== Requirements ==
Pictures stay out. Extract the lines below from the first one through the line with "['#5E8DC6', '#F9963E', '#FD6A5B', '#C9465A'];", both included.

* start Given information *

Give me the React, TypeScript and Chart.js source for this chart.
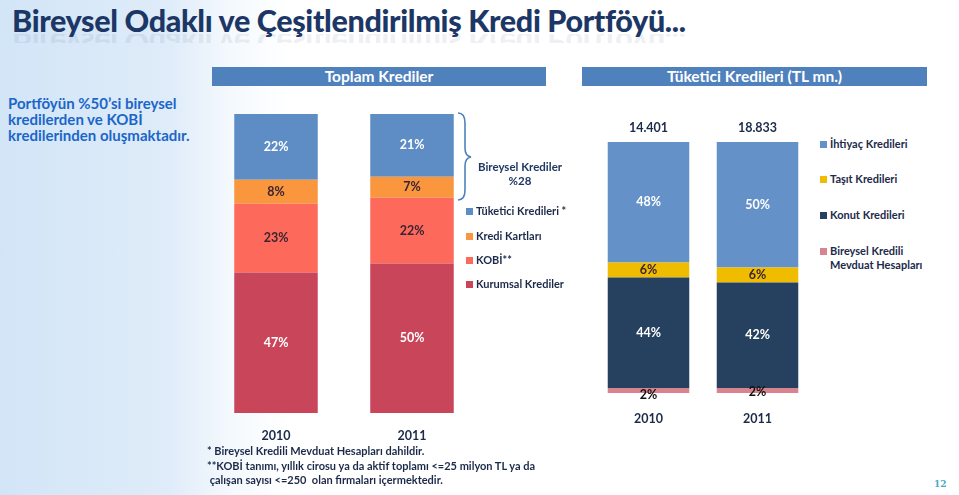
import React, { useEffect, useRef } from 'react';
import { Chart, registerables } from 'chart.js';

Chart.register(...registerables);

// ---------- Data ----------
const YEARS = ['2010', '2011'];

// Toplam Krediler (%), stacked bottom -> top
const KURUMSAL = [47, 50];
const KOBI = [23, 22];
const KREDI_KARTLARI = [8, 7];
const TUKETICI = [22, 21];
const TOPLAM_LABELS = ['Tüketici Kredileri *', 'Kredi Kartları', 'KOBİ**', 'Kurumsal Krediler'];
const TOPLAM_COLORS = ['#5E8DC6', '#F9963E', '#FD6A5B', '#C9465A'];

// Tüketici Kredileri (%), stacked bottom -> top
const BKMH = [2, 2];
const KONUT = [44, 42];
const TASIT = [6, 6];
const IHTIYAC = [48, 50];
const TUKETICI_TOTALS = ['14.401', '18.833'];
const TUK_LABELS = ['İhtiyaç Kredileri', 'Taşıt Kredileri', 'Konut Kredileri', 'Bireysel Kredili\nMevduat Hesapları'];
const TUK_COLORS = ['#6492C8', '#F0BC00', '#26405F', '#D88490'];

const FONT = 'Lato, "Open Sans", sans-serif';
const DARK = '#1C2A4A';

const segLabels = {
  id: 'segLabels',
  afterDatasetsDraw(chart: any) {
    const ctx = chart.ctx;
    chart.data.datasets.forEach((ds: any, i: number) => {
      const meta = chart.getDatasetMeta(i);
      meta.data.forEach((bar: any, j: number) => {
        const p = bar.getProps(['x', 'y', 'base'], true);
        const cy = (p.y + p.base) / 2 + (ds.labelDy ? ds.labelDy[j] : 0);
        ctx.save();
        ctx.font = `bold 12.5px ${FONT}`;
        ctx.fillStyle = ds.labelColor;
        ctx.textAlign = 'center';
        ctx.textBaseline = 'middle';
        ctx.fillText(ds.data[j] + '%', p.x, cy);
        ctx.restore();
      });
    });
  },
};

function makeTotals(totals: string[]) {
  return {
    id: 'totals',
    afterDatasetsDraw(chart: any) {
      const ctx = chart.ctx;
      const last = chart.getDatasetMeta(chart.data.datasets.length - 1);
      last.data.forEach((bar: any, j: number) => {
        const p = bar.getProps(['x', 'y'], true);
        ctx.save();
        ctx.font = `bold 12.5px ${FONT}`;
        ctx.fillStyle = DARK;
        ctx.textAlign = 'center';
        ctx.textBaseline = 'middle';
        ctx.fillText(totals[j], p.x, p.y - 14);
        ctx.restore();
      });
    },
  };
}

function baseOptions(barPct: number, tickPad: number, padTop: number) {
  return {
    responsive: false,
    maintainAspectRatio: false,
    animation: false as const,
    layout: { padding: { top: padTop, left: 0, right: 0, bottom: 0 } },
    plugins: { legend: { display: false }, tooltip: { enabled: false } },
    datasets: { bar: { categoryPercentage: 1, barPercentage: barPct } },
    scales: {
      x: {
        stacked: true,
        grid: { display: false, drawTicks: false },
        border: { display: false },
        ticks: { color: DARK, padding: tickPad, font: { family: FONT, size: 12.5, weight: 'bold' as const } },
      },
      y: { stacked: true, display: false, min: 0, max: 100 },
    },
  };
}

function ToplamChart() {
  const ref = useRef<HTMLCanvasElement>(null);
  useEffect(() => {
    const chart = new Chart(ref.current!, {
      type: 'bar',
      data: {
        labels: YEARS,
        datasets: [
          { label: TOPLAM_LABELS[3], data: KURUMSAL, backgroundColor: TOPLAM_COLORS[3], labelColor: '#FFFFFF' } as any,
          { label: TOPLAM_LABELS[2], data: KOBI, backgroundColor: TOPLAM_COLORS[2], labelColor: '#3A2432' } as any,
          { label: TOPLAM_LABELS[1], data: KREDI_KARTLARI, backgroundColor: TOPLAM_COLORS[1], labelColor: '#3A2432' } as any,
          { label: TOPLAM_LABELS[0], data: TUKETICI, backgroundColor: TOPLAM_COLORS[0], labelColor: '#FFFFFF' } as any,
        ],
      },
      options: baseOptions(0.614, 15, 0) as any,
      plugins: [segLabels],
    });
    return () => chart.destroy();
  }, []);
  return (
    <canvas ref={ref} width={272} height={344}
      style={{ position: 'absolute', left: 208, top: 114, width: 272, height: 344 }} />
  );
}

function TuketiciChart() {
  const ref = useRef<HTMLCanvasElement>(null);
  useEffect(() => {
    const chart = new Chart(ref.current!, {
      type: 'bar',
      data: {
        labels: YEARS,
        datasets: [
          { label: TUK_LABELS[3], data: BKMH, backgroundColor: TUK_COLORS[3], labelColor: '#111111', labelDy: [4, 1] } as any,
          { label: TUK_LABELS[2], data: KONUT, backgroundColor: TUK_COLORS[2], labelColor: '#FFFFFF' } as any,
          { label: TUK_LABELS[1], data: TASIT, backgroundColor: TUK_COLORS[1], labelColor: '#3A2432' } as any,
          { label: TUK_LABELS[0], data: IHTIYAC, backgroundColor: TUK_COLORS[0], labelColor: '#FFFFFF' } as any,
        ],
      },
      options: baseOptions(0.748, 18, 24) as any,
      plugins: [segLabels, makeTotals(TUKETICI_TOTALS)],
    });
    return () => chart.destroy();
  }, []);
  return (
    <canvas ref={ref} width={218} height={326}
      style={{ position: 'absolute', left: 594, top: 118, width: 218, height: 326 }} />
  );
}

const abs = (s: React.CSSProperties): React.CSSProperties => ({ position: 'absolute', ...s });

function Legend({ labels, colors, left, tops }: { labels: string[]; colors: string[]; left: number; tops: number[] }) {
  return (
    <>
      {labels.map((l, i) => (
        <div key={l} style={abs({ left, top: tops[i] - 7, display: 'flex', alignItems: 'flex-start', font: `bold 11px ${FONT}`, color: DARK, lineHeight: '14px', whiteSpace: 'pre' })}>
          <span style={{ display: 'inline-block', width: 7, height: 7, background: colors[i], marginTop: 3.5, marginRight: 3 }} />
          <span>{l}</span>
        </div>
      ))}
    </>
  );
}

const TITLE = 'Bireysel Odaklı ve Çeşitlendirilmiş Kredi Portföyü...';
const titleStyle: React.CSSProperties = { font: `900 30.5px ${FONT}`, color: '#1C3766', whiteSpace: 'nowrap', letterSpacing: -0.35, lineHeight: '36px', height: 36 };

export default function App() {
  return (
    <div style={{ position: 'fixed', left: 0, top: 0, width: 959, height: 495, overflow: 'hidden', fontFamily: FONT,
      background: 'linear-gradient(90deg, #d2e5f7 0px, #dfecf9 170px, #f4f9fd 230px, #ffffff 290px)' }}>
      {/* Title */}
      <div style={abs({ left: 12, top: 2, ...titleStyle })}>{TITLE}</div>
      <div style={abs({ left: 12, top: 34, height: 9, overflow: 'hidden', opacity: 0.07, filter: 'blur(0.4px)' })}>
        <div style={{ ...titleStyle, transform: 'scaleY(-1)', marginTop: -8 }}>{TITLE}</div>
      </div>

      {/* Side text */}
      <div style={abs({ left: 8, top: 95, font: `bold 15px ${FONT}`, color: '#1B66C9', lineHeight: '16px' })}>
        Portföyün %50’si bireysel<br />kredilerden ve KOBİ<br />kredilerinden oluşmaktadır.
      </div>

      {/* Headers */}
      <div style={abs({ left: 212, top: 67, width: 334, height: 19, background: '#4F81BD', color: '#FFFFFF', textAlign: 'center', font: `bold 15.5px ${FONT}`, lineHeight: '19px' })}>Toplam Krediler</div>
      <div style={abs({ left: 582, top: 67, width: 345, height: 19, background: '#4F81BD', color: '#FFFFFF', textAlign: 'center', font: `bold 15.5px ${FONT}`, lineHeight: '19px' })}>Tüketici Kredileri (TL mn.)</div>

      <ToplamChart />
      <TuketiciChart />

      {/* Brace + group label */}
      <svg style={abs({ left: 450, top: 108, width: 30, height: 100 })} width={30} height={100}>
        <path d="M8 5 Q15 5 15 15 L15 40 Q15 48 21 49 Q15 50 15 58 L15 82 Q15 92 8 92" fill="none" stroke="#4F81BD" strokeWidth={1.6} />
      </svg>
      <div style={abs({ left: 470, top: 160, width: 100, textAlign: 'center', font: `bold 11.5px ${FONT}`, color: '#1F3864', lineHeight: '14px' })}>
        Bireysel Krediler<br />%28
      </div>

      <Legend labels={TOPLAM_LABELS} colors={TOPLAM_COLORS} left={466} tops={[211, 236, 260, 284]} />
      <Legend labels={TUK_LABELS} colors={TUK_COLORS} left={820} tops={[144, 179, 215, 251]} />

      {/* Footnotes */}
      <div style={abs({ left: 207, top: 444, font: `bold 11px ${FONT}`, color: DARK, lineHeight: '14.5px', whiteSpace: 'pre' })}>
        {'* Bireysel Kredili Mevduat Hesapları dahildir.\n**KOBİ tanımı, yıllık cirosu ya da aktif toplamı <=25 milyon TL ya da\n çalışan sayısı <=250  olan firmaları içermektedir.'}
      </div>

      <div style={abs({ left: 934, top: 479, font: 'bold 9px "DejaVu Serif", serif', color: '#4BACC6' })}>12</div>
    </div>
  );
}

* end Given information *

== Right answer ==
Give me the React, TypeScript and Chart.js source for this chart.
import React, { useEffect, useRef } from 'react';
import { Chart, registerables } from 'chart.js';

Chart.register(...registerables);

// ---------- Data ----------
const YEARS = ['2010', '2011'];

// Toplam Krediler (%), stacked bottom -> top
const KURUMSAL = [47, 50];
const KOBI = [23, 22];
const KREDI_KARTLARI = [8, 7];
const TUKETICI = [22, 21];
const TOPLAM_LABELS = ['Tüketici Kredileri *', 'Kredi Kartları', 'KOBİ**', 'Kurumsal Krediler'];
const TOPLAM_COLORS = ['#5E8DC6', '#F9963E', '#FD6A5B', '#C9465A'];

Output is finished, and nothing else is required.